Even before Haspel arrived at Cat’s Eye, there was a debate within the CIA about what to do with the videotapes. Internal cables and emails released to the American Civil Liberties Union in a separate lawsuit show that some within the agency felt that the tapes created an unacceptable security risk, that they needed to be destroyed, and that the law didn’t specifically preclude their destruction.

“[C]ontinued retention of these tapes, which is not/not required by law, represents a serious security risk for [redacted] officers recorded on them, and for all [redacted] officers present and participating in [redacted] operations,” one Oct. 25, 2002, cable said.

Other internal CIA memos from 2002 and early 2003 instructed Cat’s Eye to retain the videos, and internal memos from 2003 and 2004 show a discussion within the CIA about whether the videotapes would be covered by federal records laws.

The decision by Rodriguez, who was then head of CIA’s Directorate of Operations, to approve destruction of the videos was controversial within the agency and the White House, emails released to the ACLU show. Then-CIA Director Porter Goss expressed agreement with the decision during a meeting with Rodriguez afterward, according to one Nov. 10, 2005, email to then-CIA Executive Director Kyle “Dusty” Foggo.

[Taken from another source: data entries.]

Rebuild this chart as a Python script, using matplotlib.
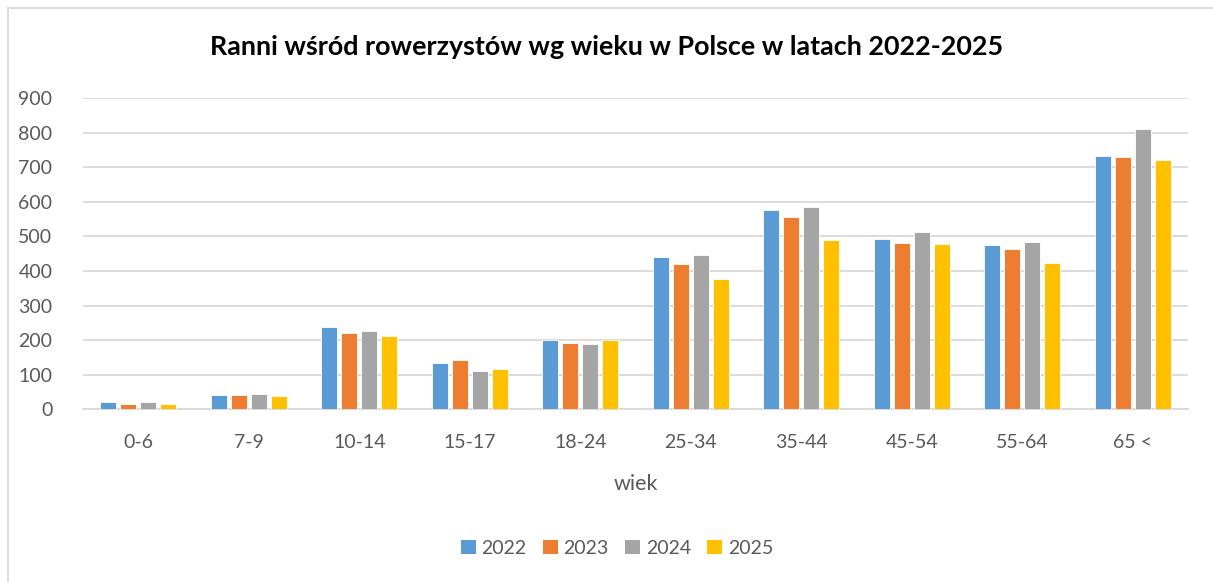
import matplotlib
matplotlib.use("Agg")
import matplotlib.pyplot as plt
import numpy as np
from matplotlib.lines import Line2D
from matplotlib.patches import Patch

categories = ["0-6", "7-9", "10-14", "15-17", "18-24", "25-34", "35-44", "45-54", "55-64", "65 <"]
years = ["2022", "2023", "2024", "2025"]
v2022 = [21, 41, 239, 133, 200, 439, 575, 492, 476, 731]
v2023 = [15, 41, 221, 143, 193, 419, 556, 480, 462, 728]
v2024 = [20, 43, 227, 110, 189, 446, 586, 512, 483, 809]
v2025 = [15, 38, 211, 117, 200, 378, 489, 477, 423, 720]
series = [v2022, v2023, v2024, v2025]
colors = ["#5B9BD5", "#ED7D31", "#A5A5A5", "#FFC000"]

plt.rcParams['font.family'] = ['Lato', 'DejaVu Sans']

W, H = 1213, 582
fig = plt.figure(figsize=(W / 100, H / 100), dpi=100)
ax = fig.add_axes([83 / W, 1 - 409.3 / H, (1188 - 83) / W, (409.3 - 98) / H])

x = np.arange(len(categories))
pitch = 20 / 110.5
bw = 16 / 110.5
for i, (vals, c, y) in enumerate(zip(series, colors, years)):
    ax.bar(x + (i - 1.5) * pitch, vals, width=bw, color=c, label=y,
           edgecolor="white", linewidth=0.6, zorder=3)

ax.set_xlim(-0.5, len(categories) - 0.5)
ax.set_ylim(0, 900)
ax.set_yticks(range(0, 901, 100))
ax.yaxis.grid(True, color="#D9D9D9", linewidth=1.3, zorder=0)
ax.set_axisbelow(True)
for s in ["top", "right", "left"]:
    ax.spines[s].set_visible(False)
ax.spines["bottom"].set_color("#D9D9D9")
ax.spines["bottom"].set_linewidth(1.3)
ax.tick_params(axis="both", length=0, colors="#595959", labelsize=14)
ax.tick_params(axis="y", pad=22)
ax.tick_params(axis="x", pad=18)
ax.set_xticks(x)
ax.set_xticklabels(categories)
ax.set_xlabel("wiek", fontsize=15.5, color="#595959", labelpad=16)

fig.text(0.5, 1 - 47 / H, "Ranni wśród rowerzystów wg wieku w Polsce w latach 2022-2025",
         ha="center", va="center", fontsize=19.4, fontweight="bold", color="black")

handles = [Patch(facecolor=c, edgecolor="none") for c in colors]
fig.legend(handles, years, loc="center", bbox_to_anchor=(617 / W, 1 - 548 / H), ncol=4,
           frameon=False, fontsize=14, handlelength=0.75, handleheight=0.75,
           handletextpad=0.3, columnspacing=0.85, labelcolor="#595959")

# chart border (top and left visible)
fig.add_artist(Line2D([8 / W, 1], [1 - 8 / H, 1 - 8 / H], color="#D9D9D9", linewidth=1.3,
                      transform=fig.transFigure))
fig.add_artist(Line2D([8 / W, 8 / W], [0, 1 - 8 / H], color="#D9D9D9", linewidth=1.3,
                      transform=fig.transFigure))

fig.savefig("out.png", dpi=100)
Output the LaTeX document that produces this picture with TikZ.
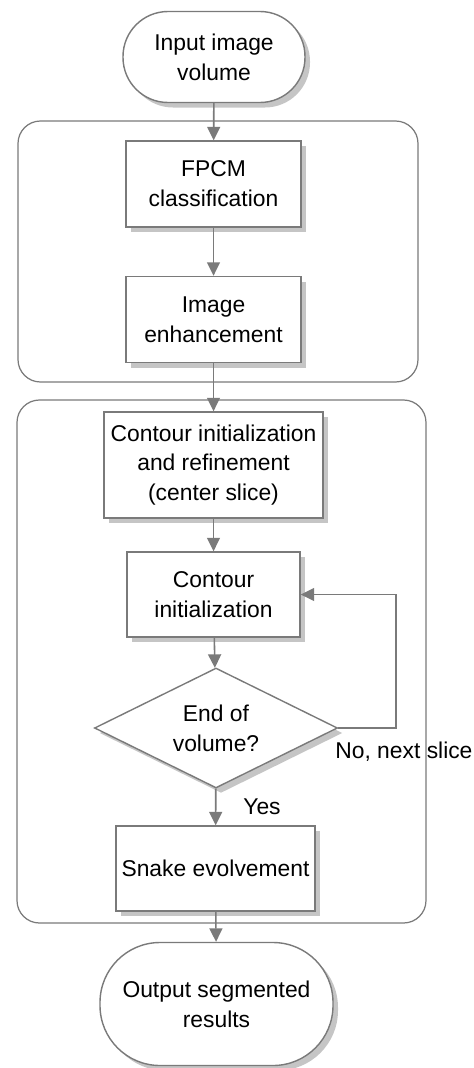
\documentclass[tikz,border=0pt]{standalone}
\usepackage{fontspec}
\setmainfont{Liberation Sans}
\usepackage{xcolor}
\usetikzlibrary{shapes.geometric,arrows.meta,shadows,positioning}
\definecolor{linegray}{HTML}{7A7A7A}

\tikzset{
    box/.style={draw=linegray, fill=white, line width=0.8pt, align=center,
        minimum width=3.5cm, minimum height=1.72cm, inner sep=2pt,
        font=\fontsize{13}{17}\selectfont,
        drop shadow={shadow xshift=0.1cm, shadow yshift=-0.1cm, fill=black!45}},
    term/.style={box, rounded corners=0.9cm},
    decision/.style={box, diamond, aspect=2, inner sep=0pt},
    flow/.style={draw=linegray, line width=0.9pt, -{Triangle[length=0.27cm,width=0.26cm]}},
    group/.style={draw=linegray, line width=0.7pt, rounded corners=0.45cm, inner sep=0pt},
    lbl/.style={anchor=west, inner sep=0pt, font=\fontsize{13}{17}\selectfont}
}

\begin{document}
\begin{tikzpicture}
    \useasboundingbox (0,0) rectangle (9.46,-21.36);

    % groups
    \node[group, minimum width=8.0cm, minimum height=5.22cm] (grpone) at (4.36,-5.03) {};
    \node[group, minimum width=8.18cm, minimum height=10.46cm] (grptwo) at (4.43,-13.23) {};

    % steps
    \node[term, minimum width=3.64cm, minimum height=1.82cm] (input) at (4.28,-1.14) {Input image\\volume};
    \node[box] (fpcm) at (4.27,-3.68) {FPCM\\classification};
    \node[box] (enhance) at (4.27,-6.39) {Image\\enhancement};
    \node[box, minimum width=4.38cm, minimum height=2.12cm] (refine) at (4.27,-9.3) {Contour initialization\\and refinement\\(center slice)};
    \node[box, minimum width=3.46cm, minimum height=1.7cm] (init) at (4.27,-11.89) {Contour\\initialization};
    \node[decision, minimum width=4.86cm, minimum height=2.4cm] (endvol) at (4.32,-14.56) {End of\\volume?};
    \node[box, minimum width=3.98cm, minimum height=1.7cm] (snake) at (4.31,-17.37) {Snake evolvement};
    \node[term, rounded corners=1.2cm, minimum width=4.66cm, minimum height=2.46cm] (output) at (4.33,-20.08) {Output segmented\\results};

    % arrows
    \draw[flow] (input) -- (fpcm);
    \draw[flow] (fpcm) -- (enhance);
    \draw[flow] (enhance) -- (refine);
    \draw[flow] (refine) -- (init);
    \draw[flow] (init) -- (endvol);
    \draw[flow] (endvol) -- (snake);
    \draw[flow] (snake) -- (output);

    % loop back
    \coordinate (loopc) at (7.92,-14.56);
    \draw[flow] (endvol.east) -- (loopc) |- (init.east);
    \node[lbl] (nolbl) at (6.7,-15.04) {No, next slice};
    \node[lbl] (yeslbl) at (4.86,-16.14) {Yes};
\end{tikzpicture}
\end{document}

“As Jose said, the heat from destroying [the tapes] is nothing compared to what it would be if the tapes ever got into [the] public domain — he said that out of context they would make us look terrible; it would be ‘devastating’ to us,” the email, whose author is redacted, said.

A follow-up email to Foggo from the same redacted author later that same day was less confident.

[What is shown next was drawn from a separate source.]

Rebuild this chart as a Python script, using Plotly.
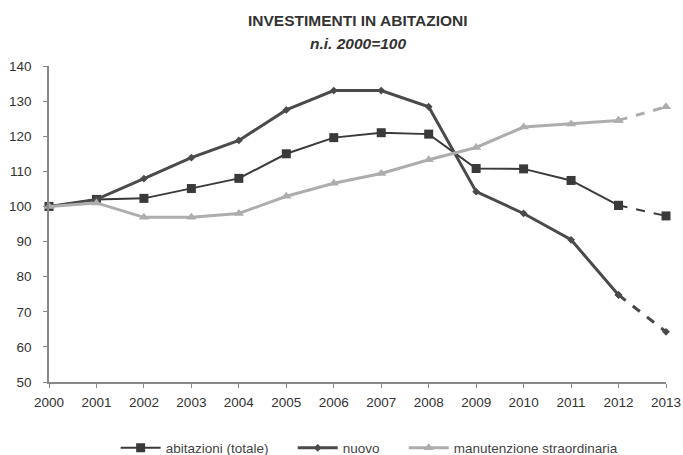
import plotly.graph_objects as go

years = [2000, 2001, 2002, 2003, 2004, 2005, 2006, 2007, 2008, 2009, 2010, 2011, 2012, 2013]
abitazioni = [100, 102, 102.3, 105.1, 108, 115, 119.6, 121, 120.6, 110.8, 110.7, 107.4, 100.3, 97.3]
nuovo = [100, 102, 107.9, 113.9, 118.8, 127.5, 133, 133, 128.4, 104.2, 98, 90.5, 74.8, 64.3]
manutenzione = [100, 101, 96.9, 96.9, 98, 102.9, 106.6, 109.4, 113.3, 116.8, 122.6, 123.5, 124.5, 128.4]
names = ["abitazioni (totale)", "nuovo", "manutenzione straordinaria"]

styles = [
    dict(color="#3a3a3a", width=2, symbol="square", size=9),
    dict(color="#4a4a4a", width=3, symbol="diamond", size=6),
    dict(color="#adadad", width=3, symbol="triangle-up", size=9),
]
legend_ids = ["legend", "legend2", "legend3"]
legend_x = [0.108, 0.395, 0.575]

fig = go.Figure()
for name, vals, st, lid in zip(names, [abitazioni, nuovo, manutenzione], styles, legend_ids):
    fig.add_trace(go.Scatter(
        x=years[:-1], y=vals[:-1], name=name, mode="lines+markers", legend=lid,
        line=dict(color=st["color"], width=st["width"]),
        marker=dict(symbol=st["symbol"], size=st["size"], color=st["color"]),
        cliponaxis=False,
    ))
    fig.add_trace(go.Scatter(
        x=years[-2:], y=vals[-2:], name=name, mode="lines+markers", showlegend=False,
        line=dict(color=st["color"], width=st["width"], dash="dash"),
        marker=dict(symbol=st["symbol"], size=st["size"], color=st["color"]),
        cliponaxis=False,
    ))

legend_common = dict(orientation="h", y=-0.16, yanchor="top", xanchor="left",
                     font=dict(size=13.5, color="#444444"), itemwidth=40,
                     bgcolor="rgba(0,0,0,0)")
layout_legends = {lid: dict(legend_common, x=lx) for lid, lx in zip(legend_ids, legend_x)}

fig.update_layout(
    width=683, height=455,
    margin=dict(l=49, r=17, t=66, b=73, autoexpand=False),
    paper_bgcolor="white", plot_bgcolor="white",
    font=dict(family="Liberation Sans, Arial, sans-serif", size=12, color="#333333"),
    showlegend=True,
    annotations=[
        dict(text="<b>INVESTIMENTI IN ABITAZIONI</b>", xref="paper", yref="paper",
             x=0.5, y=1.0, yshift=46, xanchor="center", yanchor="middle", showarrow=False,
             font=dict(size=15.5, color="#333333")),
        dict(text="<b><i>n.i. 2000=100</i></b>", xref="paper", yref="paper",
             x=0.5, y=1.0, yshift=23, xanchor="center", yanchor="middle", showarrow=False,
             font=dict(size=15.5, color="#333333")),
    ],
    **layout_legends,
)
fig.update_xaxes(
    range=[2000, 2013], tickmode="array", tickvals=years, ticktext=[str(y) for y in years],
    showgrid=False, showline=True, linecolor="#888888", linewidth=1.5, automargin=False,
    ticks="outside", ticklen=4, tickcolor="#888888", zeroline=False,
    tickfont=dict(size=13.5), ticklabelstandoff=3,
)
fig.update_yaxes(
    range=[50, 140], dtick=10, showgrid=False, showline=True, linecolor="#888888", linewidth=1.5,
    ticks="outside", ticklen=4, tickcolor="#888888", zeroline=False, automargin=False,
    tickfont=dict(size=13.5), ticklabelstandoff=9,
)

fig.write_html("out.html", config={"displayModeBar": False},
               post_script="document.body.style.margin='0';")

“Dusty – ok – on the Zabaydah [sic] tapes — I am no longer feeling comfortable,” it began.

The email went on to claim that Rodriguez hadn’t consulted John Rizzo, the CIA’s then acting general counsel, or the CIA’s Inspector General before giving the OK to destroy the tapes. That cut the White House out of the loop, too, allegedly angering then White House Counsel Harriet Miers.

The email then mentions the person who drafted the memo approving the tape destruction. While the name is redacted in the email, The New York Times reported that person was Haspel.

“Cable was apparently drafted by [redacted] and released by Jose; they are only two names on it so I am told by Rizzo,” the email said. “Either [redacted] lied to Jose about ‘clearing’ with [redacted] and IG (my bet) or Jose misstated the facts. (It is not without relevance that [redacted] figured prominently in the tapes, as [redacted] was in charge of [redacted] at the time and clearly would want the tapes destroyed.)”


UPDATE, May 9, 2018: In an open confirmation hearing before the Senate Intelligence Committee on Wednesday, Acting CIA Director Gina Haspel said she was not on the 92 interrogation videos the CIA destroyed. 

“I would also make it clear that I did not appear on the tapes, as has been mischaracterized in the press,” Haspel said in response to a question from Sen. Richard Burr (R-NC). “However, as chief of staff and I believe like everyone at the agency at that time, we were extremely concerned about the security risk that was posed to our officers.”